Offline is the oldest feature in reading. A book works in airplane mode because a book is a book. Apps have spent twenty years re-learning this. The answer for romance story apps depends entirely on what you mean by "romance app."
Three categories, three offline realities
Serialised novel apps — mostly offline-capable
Dreame, GoodNovel, Radish, Webnovel. These are ebook-style apps — you download chapters as static text and read them offline later. Works on a flight. The entire experience is designed around this pattern.
Choice-based visual novels — usually online-only
Chapters, Episode, Choices. The engine needs to phone home to make choices, load assets, and track your inventory. Some episodes can be partially pre-loaded; the experience degrades quickly without a connection.

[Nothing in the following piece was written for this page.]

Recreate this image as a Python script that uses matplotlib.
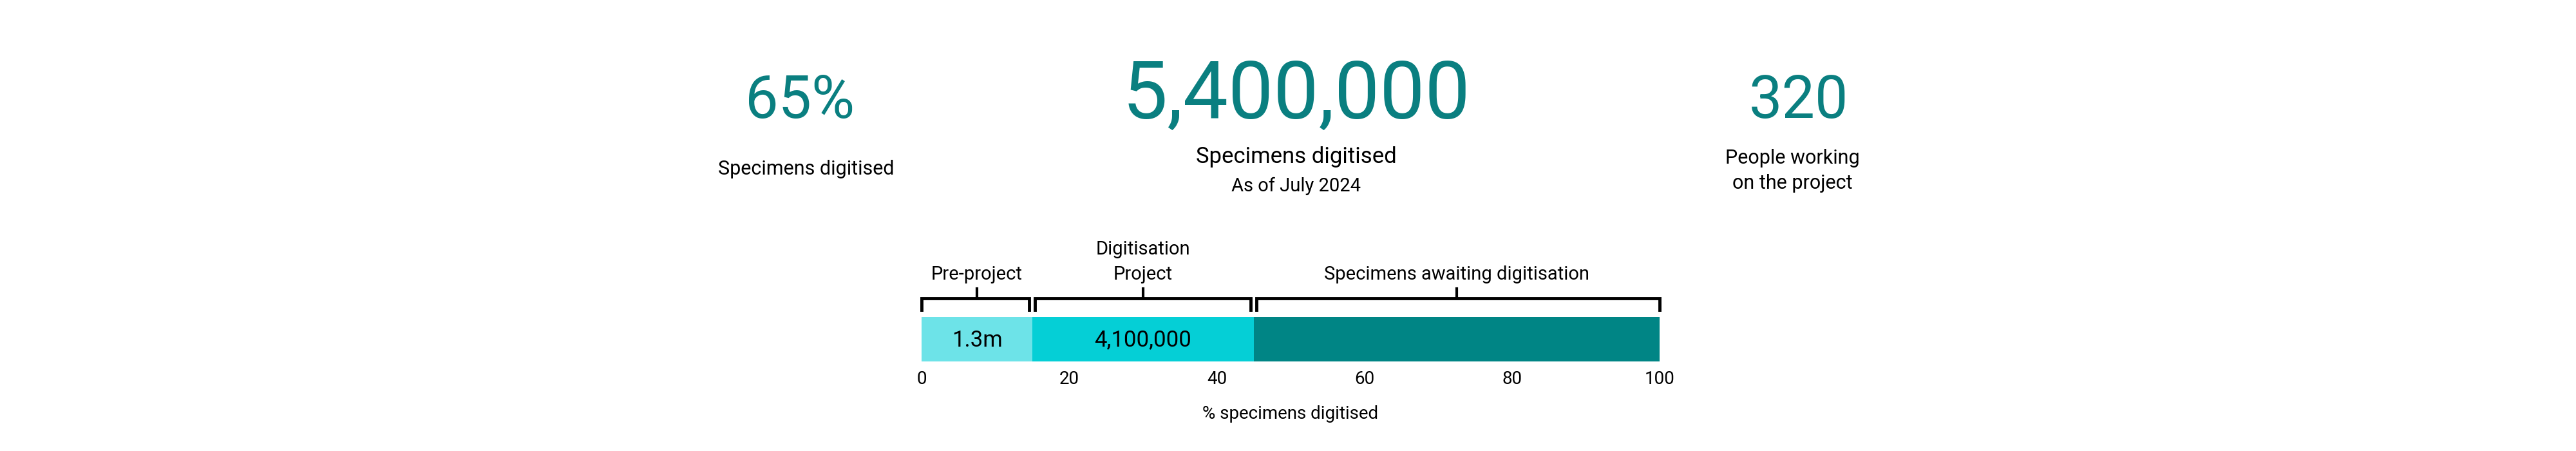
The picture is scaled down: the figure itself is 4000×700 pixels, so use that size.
import matplotlib.pyplot as plt

plt.rcParams["font.family"] = ["Roboto", "DejaVu Sans"]

# headline stats
stat_values = ["65%", "5,400,000", "320"]
stat_labels = ["Specimens digitised", "Specimens digitised", "People working\non the project"]
stat_note = "As of July 2024"

# stacked bar segments (% of specimens)
seg_names = ["Pre-project", "Digitisation\nProject", "Specimens awaiting digitisation"]
seg_widths = [15, 30, 55]
seg_texts = ["1.3m", "4,100,000", ""]
seg_colors = ["#6de3e8", "#05cfd6", "#008585"]
ticks = [0, 20, 40, 60, 80, 100]

TEAL = "#0a7f80"
W, H = 4000, 700

fig = plt.figure(figsize=(40, 7), dpi=100)
fig.patch.set_facecolor("white")

def fx(px):
    return px / W

def fy(py):
    return 1 - py / H

# ── headline numbers ──────────────────────────────────────────────
fig.text(fx(1242), fy(158), stat_values[0], color=TEAL, fontsize=66, ha="center", va="center")
fig.text(fx(2013), fy(150), stat_values[1], color=TEAL, fontsize=90, ha="center", va="center")
fig.text(fx(2793), fy(158), stat_values[2], color=TEAL, fontsize=66, ha="center", va="center")

fig.text(fx(1252), fy(263), stat_labels[0], fontsize=22, ha="center", va="center")
fig.text(fx(2013), fy(243), stat_labels[1], fontsize=25, ha="center", va="center")
fig.text(fx(2013), fy(289), stat_note, fontsize=21, ha="center", va="center")
fig.text(fx(2783), fy(265), stat_labels[2], fontsize=22, ha="center", va="center", linespacing=1.4)

# ── stacked bar with brackets ─────────────────────────────────────
ax = fig.add_axes([fx(1431), fy(561), fx(2577) - fx(1431), (561 - 360) / H])
ax.set_xlim(0, 100)
ax.set_ylim(561, 360)
ax.axis("off")

left = 0
for w, txt, c in zip(seg_widths, seg_texts, seg_colors):
    ax.barh(526.5, w, left=left, height=69, color=c, edgecolor="none")
    if txt:
        ax.text(left + w / 2, 528, txt, fontsize=25, ha="center", va="center")
    left += w

gap = 0.4
left = 0
for w, name in zip(seg_widths, seg_names):
    x0, x1 = left + (gap if left else 0), left + w - (gap if left + w < 100 else 0)
    ax.plot([x0, x0, x1, x1], [481, 463, 463, 481], color="black", lw=3.5,
            solid_joinstyle="miter", clip_on=False)
    mid = left + w / 2
    ax.plot([mid, mid], [463, 448], color="black", lw=3, clip_on=False)
    ax.text(mid, 440, name, fontsize=21, ha="center", va="bottom", linespacing=1.5)
    left += w

for t in ticks:
    ax.text(t, 588, str(t), fontsize=20, ha="center", va="center", clip_on=False)
ax.text(50, 642, "% specimens digitised", fontsize=20, ha="center", va="center", clip_on=False)

fig.savefig("out.png", dpi=100, facecolor="white")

AI-powered interactive fiction — live-only by necessity
Immersifi, NovelAI, and other AI-generated reading experiences require live inference from a model running on a server. A phone can't run a frontier model locally. The honest answer is that live generation needs a connection; what you can do offline is re-read chapters you already generated.
What Immersifi does offline
- Your library is cached. Chapters you've already read load without a connection.
- The reader shell is a PWA. It opens and renders with no network.
- Generation is live. To continue the story, you need a connection. That's a trade-off of the format, not a product gap.
Reading on a flight
Pre-generate the chapters you want before you board, then re-read them in the air. Or — and this is the honest answer — if your entire flight is reading time, a finished romance novel on a Kindle is still the champion. We're not the right tool for every situation.